Our founding president at ABCTE, Kathy Madigan, used to bristle (to put it mildly) at the mention of “learning styles” telling us the research just did not support trying to teach to different learning styles. Now one of my favorite cognitive scientists, Dr. Dan Willingham from UVA is in the Post to discuss the issue and tell us that the research doesn’t support the fact that kids learn in different ways.
Love the money quotes from this article:
“Some lessons click with one child and not with another, but not because of an enduring bias or predisposition in the way the child learns. The lesson clicks or doesn’t because of the knowledge the child brought to the lesson, his interests, or other factors.”
“When you think about it, the theory of learning styles doesn’t really celebrate the differences among children: On the contrary, the point is to categorize kids.”
“Learning styles has become unquestioned dogma among many educators, despite the utter lack of evidence to support it.”

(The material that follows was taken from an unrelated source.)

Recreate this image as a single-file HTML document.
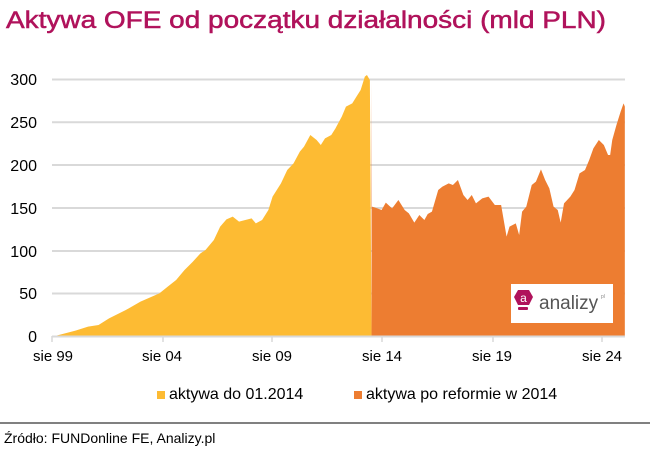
<!DOCTYPE html>
<html><head><meta charset="utf-8"><style>
body{margin:0;background:#fff;}
svg{display:block;font-family:"Liberation Sans",sans-serif;}
</style></head><body>
<svg width="650" height="453" viewBox="0 0 650 453">
<rect width="650" height="453" fill="#fff"/>
<text x="6" y="28" font-size="24" fill="#b0125b" stroke="#b0125b" stroke-width="0.5" textLength="600" lengthAdjust="spacingAndGlyphs">Aktywa OFE od początku działalności (mld PLN)</text>
<g stroke="#d9d9d9" stroke-width="2">
<line x1="52" x2="625" y1="79.5" y2="79.5"/>
<line x1="52" x2="625" y1="122.3" y2="122.3"/>
<line x1="52" x2="625" y1="165" y2="165"/>
<line x1="52" x2="625" y1="208" y2="208"/>
<line x1="52" x2="625" y1="251" y2="251"/>
<line x1="52" x2="625" y1="293.5" y2="293.5"/>
</g>
<g transform="translate(0,60) scale(0.41935,0.33333)">
<polygon fill="#fdbb33" points="125,830 140,825 180,812 210,800 235,795 260,775 300,750 335,725 380,700 400,680 420,660 440,630 460,605 478,580 490,570 510,540 525,500 540,478 555,470 570,485 600,475 610,490 625,480 640,450 650,410 670,370 685,330 700,310 715,275 725,260 740,225 755,240 765,255 775,235 790,225 800,205 815,170 825,140 840,130 850,110 860,90 870,50 875,45 882,60 886,830"/>
<polygon fill="#ed7d31" points="886,830 886,60 887,440 900,445 910,450 920,428 935,445 950,420 965,450 975,460 988,488 1000,465 1012,480 1020,462 1030,455 1045,390 1055,380 1070,370 1080,375 1092,360 1105,405 1115,420 1125,405 1135,430 1150,415 1165,410 1180,435 1195,435 1208,530 1215,500 1230,490 1238,525 1245,455 1255,440 1268,375 1278,365 1290,328 1300,360 1310,385 1320,440 1330,450 1337,488 1345,430 1360,410 1370,390 1382,340 1395,330 1405,300 1415,265 1428,240 1440,255 1450,285 1455,285 1460,240 1470,195 1480,155 1487,130 1490,140 1490,830"/>
</g>
<line x1="52" x2="625" y1="336.5" y2="336.5" stroke="#d9d9d9" stroke-width="2"/>
<g stroke="#d9d9d9" stroke-width="1.5">
<line x1="52" x2="52" y1="336" y2="342"/><line x1="163" x2="163" y1="336" y2="342"/>
<line x1="272" x2="272" y1="336" y2="342"/><line x1="382" x2="382" y1="336" y2="342"/>
<line x1="493" x2="493" y1="336" y2="342"/><line x1="602" x2="602" y1="336" y2="342"/>
</g>
<g font-size="16" fill="#000" text-anchor="end">
<text x="37" y="85">300</text><text x="37" y="128">250</text><text x="37" y="171">200</text>
<text x="37" y="214">150</text><text x="37" y="257">100</text><text x="37" y="299">50</text><text x="37" y="342">0</text>
</g>
<g font-size="15" fill="#000" text-anchor="middle">
<text x="53" y="361">sie 99</text><text x="162" y="361">sie 04</text><text x="272" y="361">sie 09</text>
<text x="382" y="361">sie 14</text><text x="492" y="361">sie 19</text><text x="602" y="361">sie 24</text>
</g>
<rect x="511" y="284" width="102" height="39" fill="#fff"/>
<polygon points="514,297 518,290 529,290 533,297 529,305 518,305" fill="#b0125b"/>
<rect x="518" y="307" width="10" height="3" rx="1" fill="#b0125b"/>
<text x="523.5" y="302" font-size="12" fill="#fff" text-anchor="middle">a</text>
<text x="539" y="309" font-size="19" fill="#555">analizy</text>
<text x="601" y="298" font-size="5" fill="#888">pl</text>
<rect x="157" y="391" width="8" height="8" fill="#fdbb33"/>
<text x="169" y="399" font-size="16" fill="#000">aktywa do 01.2014</text>
<rect x="354" y="391" width="8" height="8" fill="#ed7d31"/>
<text x="366" y="399" font-size="16" fill="#000">aktywa po reformie w 2014</text>
<line x1="0" x2="650" y1="423" y2="423" stroke="#000" stroke-width="1"/>
<text x="4" y="443" font-size="14" fill="#000">Źródło: FUNDonline FE, Analizy.pl</text>
</svg>
</body></html>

Huh. That never happened in K12 education before has it?? This is perhaps the most difficult part of education reform – tradition and unquestioned dogma always win over actual evidence.
Also a great quote from one of the comments at the end of the article:
“If I present the material three different ways, people assume that the kid got it the third way, instead of getting it because they got the same information three times.”
As comedian Dane Cook says – it’s funny, cause it’s true.